When Bethesda launched Starfield in September 2023, it was one of the most anticipated game releases in years. A year later, the community sentiment has settled into something complicated and interesting to analyze.
Steam reviews tell a mixed story. The game sits at “Mostly Positive” overall, but recent reviews have trended toward mixed. The core complaint repeated across Reddit, Steam forums, and Twitter: “Wide as an ocean, deep as a puddle.” Players love the concept but feel the execution doesn’t deliver on the promise.
What the community loves:
- Ship building: This is consistently praised as the best feature. Reddit’s r/Starfield is filled with incredible ship designs, and posts about ship customization regularly hit thousands of upvotes.
- The NASA-punk aesthetic: The grounded, realistic visual style resonated with players tired of neon-drenched sci-fi.
- Modding potential: The modding community is cautiously optimistic, noting the Creation Engine 2’s capabilities.
What the community criticizes:
- Loading screens: The constant fast-travel-and-loading between areas breaks immersion. “No Man’s Sky did seamless space travel years ago” is a common refrain.
- Empty planets: Procedurally generated worlds with repetitive points of interest disappointed players expecting Bethesda-style exploration.
- Writing quality: Multiple threads compare the main story unfavorably to Skyrim and Fallout 4, which is saying something.

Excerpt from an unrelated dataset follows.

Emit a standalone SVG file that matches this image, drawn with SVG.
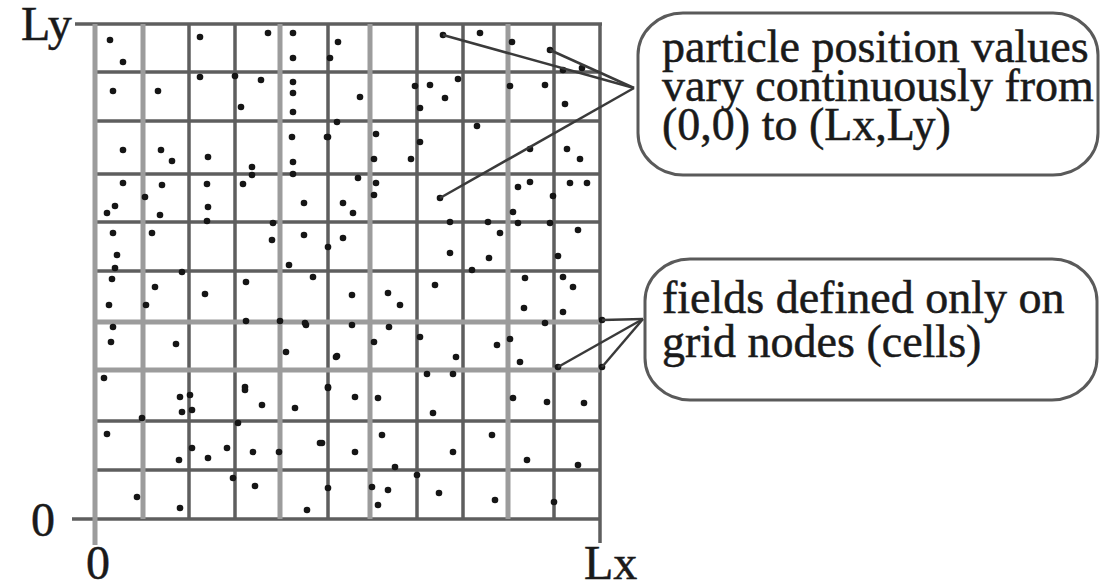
<svg xmlns="http://www.w3.org/2000/svg" width="1107" height="585" viewBox="0 0 1107 585">
<style>
.gd{stroke:#5e5e5e;stroke-width:3.5;fill:none}
.gl{stroke:#9c9c9c;stroke-width:5;fill:none}
.p{fill:#151515}
.lead{stroke:#3a3a3a;stroke-width:2.5;fill:none}
.box{fill:#fff;stroke:#5a5a5a;stroke-width:3}
.t{font-family:"Liberation Serif","Times New Roman",serif;font-size:46px;fill:#1a1a1a;stroke:#1a1a1a;stroke-width:0.5}
.ax{font-family:"Liberation Serif","Times New Roman",serif;font-size:48px;fill:#1a1a1a;stroke:#1a1a1a;stroke-width:0.5}
</style>
<rect width="1107" height="585" fill="#fff"/>
<g id="grid">
<g class="gd">
<line x1="75" y1="24" x2="602" y2="24"/>
<line x1="95" y1="72" x2="600" y2="72"/>
<line x1="95" y1="121" x2="600" y2="121"/>
<line x1="95" y1="174" x2="600" y2="174"/>
<line x1="95" y1="222" x2="600" y2="222"/>
<line x1="95" y1="271" x2="600" y2="271"/>
<line x1="95" y1="421" x2="600" y2="421"/>
<line x1="95" y1="470" x2="600" y2="470"/>
<line x1="72" y1="519" x2="600" y2="519"/>
<line x1="189" y1="24" x2="189" y2="519"/>
<line x1="235" y1="24" x2="235" y2="519"/>
<line x1="328" y1="24" x2="328" y2="519"/>
<line x1="417" y1="24" x2="417" y2="519"/>
<line x1="463" y1="24" x2="463" y2="519"/>
<line x1="554" y1="24" x2="554" y2="519"/>
<line x1="600" y1="24" x2="600" y2="543"/>
</g>
<g class="gl">
<line x1="95" y1="322" x2="600" y2="322"/>
<line x1="95" y1="370" x2="600" y2="370"/>
<line x1="95" y1="24" x2="95" y2="545"/>
<line x1="143" y1="24" x2="143" y2="519"/>
<line x1="280" y1="24" x2="280" y2="519"/>
<line x1="370" y1="24" x2="370" y2="519"/>
<line x1="508" y1="24" x2="508" y2="519"/>
</g>
</g>
<g id="axis-labels">
<text class="ax" x="21" y="40">Ly</text>
<text class="ax" x="31" y="536">0</text>
<text class="ax" x="86" y="579">0</text>
<text class="ax" x="584" y="579">Lx</text>
</g>
<g id="particles" class="p">
<circle cx="110" cy="40" r="3.3"/><circle cx="123" cy="62" r="3.3"/><circle cx="200" cy="37" r="3.3"/><circle cx="268" cy="33" r="3.3"/><circle cx="293" cy="33" r="3.3"/><circle cx="338" cy="42" r="3.3"/><circle cx="293" cy="58" r="3.3"/><circle cx="330" cy="58" r="3.3"/>
<circle cx="200" cy="77" r="3.3"/><circle cx="235" cy="76" r="3.3"/><circle cx="261" cy="80" r="3.3"/><circle cx="293" cy="82" r="3.3"/><circle cx="293" cy="93" r="3.3"/><circle cx="113" cy="91" r="3.3"/><circle cx="158" cy="91" r="3.3"/><circle cx="241" cy="107" r="3.3"/><circle cx="293" cy="112" r="3.3"/><circle cx="337" cy="122" r="3.3"/>
<circle cx="292" cy="137" r="3.3"/><circle cx="328" cy="137" r="3.3"/><circle cx="123" cy="150" r="3.3"/><circle cx="161" cy="150" r="3.3"/><circle cx="172" cy="161" r="3.3"/><circle cx="208" cy="157" r="3.3"/><circle cx="293" cy="162" r="3.3"/><circle cx="252" cy="167" r="3.3"/><circle cx="252" cy="175" r="3.3"/><circle cx="293" cy="174" r="3.3"/>
<circle cx="123" cy="183" r="3.3"/><circle cx="162" cy="185" r="3.3"/><circle cx="207" cy="184" r="3.3"/><circle cx="243" cy="184" r="3.3"/><circle cx="145" cy="197" r="3.3"/>
<circle cx="443" cy="35" r="3.3"/><circle cx="480" cy="33" r="3.3"/><circle cx="512" cy="42" r="3.3"/><circle cx="550" cy="50" r="3.3"/><circle cx="563" cy="70" r="3.3"/><circle cx="582" cy="68" r="3.3"/>
<circle cx="458" cy="79" r="3.3"/><circle cx="415" cy="86" r="3.3"/><circle cx="430" cy="85" r="3.3"/><circle cx="445" cy="98" r="3.3"/><circle cx="510" cy="86" r="3.3"/><circle cx="545" cy="85" r="3.3"/><circle cx="360" cy="97" r="3.3"/><circle cx="420" cy="108" r="3.3"/><circle cx="565" cy="104" r="3.3"/>
<circle cx="477" cy="126" r="3.3"/><circle cx="327" cy="137" r="3.3"/><circle cx="376" cy="134" r="3.3"/><circle cx="420" cy="142" r="3.3"/><circle cx="374" cy="159" r="3.3"/><circle cx="411" cy="159" r="3.3"/><circle cx="530" cy="149" r="3.3"/><circle cx="567" cy="149" r="3.3"/><circle cx="580" cy="159" r="3.3"/>
<circle cx="358" cy="178" r="3.3"/><circle cx="376" cy="183" r="3.3"/><circle cx="374" cy="195" r="3.3"/><circle cx="518" cy="187" r="3.3"/><circle cx="530" cy="182" r="3.3"/><circle cx="570" cy="183" r="3.3"/><circle cx="587" cy="183" r="3.3"/><circle cx="553" cy="196" r="3.3"/><circle cx="440" cy="198" r="3.3"/>
<circle cx="115" cy="206" r="3.3"/><circle cx="107" cy="213" r="3.3"/><circle cx="160" cy="215" r="3.3"/><circle cx="208" cy="207" r="3.3"/><circle cx="207" cy="221" r="3.3"/><circle cx="273" cy="223" r="3.3"/><circle cx="304" cy="203" r="3.3"/><circle cx="343" cy="203" r="3.3"/>
<circle cx="113" cy="233" r="3.3"/><circle cx="152" cy="233" r="3.3"/><circle cx="272" cy="240" r="3.3"/><circle cx="304" cy="235" r="3.3"/><circle cx="343" cy="238" r="3.3"/><circle cx="328" cy="247" r="3.3"/><circle cx="117" cy="255" r="3.3"/><circle cx="115" cy="268" r="3.3"/><circle cx="182" cy="272" r="3.3"/><circle cx="289" cy="265" r="3.3"/><circle cx="313" cy="277" r="3.3"/>
<circle cx="112" cy="279" r="3.3"/><circle cx="155" cy="287" r="3.3"/><circle cx="205" cy="294" r="3.3"/><circle cx="246" cy="282" r="3.3"/><circle cx="109" cy="305" r="3.3"/><circle cx="146" cy="305" r="3.3"/><circle cx="246" cy="321" r="3.3"/><circle cx="280" cy="321" r="3.3"/><circle cx="306" cy="325" r="3.3"/>
<circle cx="113" cy="327" r="3.3"/><circle cx="111" cy="342" r="3.3"/><circle cx="176" cy="344" r="3.3"/><circle cx="286" cy="352" r="3.3"/><circle cx="337" cy="356" r="3.3"/><circle cx="104" cy="378" r="3.3"/><circle cx="245" cy="387" r="3.3"/><circle cx="328" cy="387" r="3.3"/>
<circle cx="353" cy="213" r="3.3"/><circle cx="513" cy="212" r="3.3"/><circle cx="450" cy="222" r="3.3"/><circle cx="488" cy="222" r="3.3"/><circle cx="500" cy="233" r="3.3"/><circle cx="518" cy="223" r="3.3"/><circle cx="550" cy="223" r="3.3"/><circle cx="578" cy="230" r="3.3"/>
<circle cx="450" cy="253" r="3.3"/><circle cx="489" cy="258" r="3.3"/><circle cx="558" cy="256" r="3.3"/><circle cx="472" cy="270" r="3.3"/><circle cx="435" cy="285" r="3.3"/><circle cx="525" cy="278" r="3.3"/><circle cx="563" cy="277" r="3.3"/><circle cx="573" cy="287" r="3.3"/>
<circle cx="352" cy="295" r="3.3"/><circle cx="388" cy="293" r="3.3"/><circle cx="400" cy="305" r="3.3"/><circle cx="524" cy="308" r="3.3"/><circle cx="563" cy="312" r="3.3"/><circle cx="305" cy="323" r="3.3"/><circle cx="352" cy="325" r="3.3"/><circle cx="389" cy="327" r="3.3"/><circle cx="545" cy="323" r="3.3"/><circle cx="602" cy="320" r="3.3"/>
<circle cx="374" cy="342" r="3.3"/><circle cx="420" cy="337" r="3.3"/><circle cx="497" cy="345" r="3.3"/><circle cx="510" cy="339" r="3.3"/><circle cx="336" cy="357" r="3.3"/><circle cx="456" cy="357" r="3.3"/><circle cx="520" cy="362" r="3.3"/><circle cx="558" cy="367" r="3.3"/><circle cx="602" cy="367" r="3.3"/><circle cx="427" cy="374" r="3.3"/><circle cx="453" cy="374" r="3.3"/>
<circle cx="180" cy="397" r="3.3"/><circle cx="190" cy="395" r="3.3"/><circle cx="182" cy="412" r="3.3"/><circle cx="192" cy="410" r="3.3"/><circle cx="142" cy="418" r="3.3"/><circle cx="245" cy="390" r="3.3"/><circle cx="262" cy="405" r="3.3"/><circle cx="295" cy="408" r="3.3"/><circle cx="328" cy="388" r="3.3"/><circle cx="238" cy="423" r="3.3"/>
<circle cx="107" cy="434" r="3.3"/><circle cx="192" cy="448" r="3.3"/><circle cx="208" cy="458" r="3.3"/><circle cx="227" cy="448" r="3.3"/><circle cx="253" cy="452" r="3.3"/><circle cx="279" cy="452" r="3.3"/><circle cx="322" cy="443" r="3.3"/><circle cx="179" cy="460" r="3.3"/>
<circle cx="233" cy="478" r="3.3"/><circle cx="255" cy="486" r="3.3"/><circle cx="328" cy="488" r="3.3"/><circle cx="137" cy="497" r="3.3"/><circle cx="180" cy="508" r="3.3"/><circle cx="307" cy="510" r="3.3"/>
<circle cx="355" cy="397" r="3.3"/><circle cx="378" cy="398" r="3.3"/><circle cx="433" cy="413" r="3.3"/><circle cx="513" cy="398" r="3.3"/><circle cx="547" cy="402" r="3.3"/><circle cx="584" cy="403" r="3.3"/>
<circle cx="382" cy="435" r="3.3"/><circle cx="320" cy="443" r="3.3"/><circle cx="355" cy="452" r="3.3"/><circle cx="453" cy="452" r="3.3"/><circle cx="492" cy="435" r="3.3"/><circle cx="527" cy="460" r="3.3"/><circle cx="578" cy="465" r="3.3"/><circle cx="395" cy="467" r="3.3"/><circle cx="417" cy="475" r="3.3"/>
<circle cx="372" cy="487" r="3.3"/><circle cx="388" cy="490" r="3.3"/><circle cx="378" cy="505" r="3.3"/><circle cx="439" cy="493" r="3.3"/><circle cx="495" cy="500" r="3.3"/><circle cx="554" cy="502" r="3.3"/>
</g>
<g id="connectors">
<line class="lead" x1="443" y1="35" x2="634" y2="88"/>
<line class="lead" x1="550" y1="50" x2="634" y2="88"/>
<line class="lead" x1="440" y1="198" x2="634" y2="88"/>
<line class="lead" x1="602" y1="320" x2="643" y2="319"/>
<line class="lead" x1="558" y1="367" x2="643" y2="319"/>
<line class="lead" x1="602" y1="367" x2="643" y2="319"/>
</g>
<g id="callout-particles">
<rect class="box" x="638" y="13" width="460" height="162" rx="45" ry="42"/>
<text class="t" x="662" y="62">particle position values</text>
<text class="t" x="662" y="101">vary continuously from</text>
<text class="t" x="662" y="140">(0,0) to (Lx,Ly)</text>
</g>
<g id="callout-fields">
<rect class="box" x="645" y="259" width="452" height="141" rx="45" ry="42"/>
<text class="t" x="662" y="313">fields defined only on</text>
<text class="t" x="662" y="357">grid nodes (cells)</text>
</g>
</svg>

The sentiment shift over time: Initial excitement (launch week) gave way to disappointment (month 1-2), then acceptance (month 3-6), and now a cautious “it’s fine with mods” consensus. The modding community may ultimately save Starfield the way it extended Skyrim’s life by a decade.
Metacritic: 83 critic / 6.8 user. A game that critics found competent but players found underwhelming relative to expectations.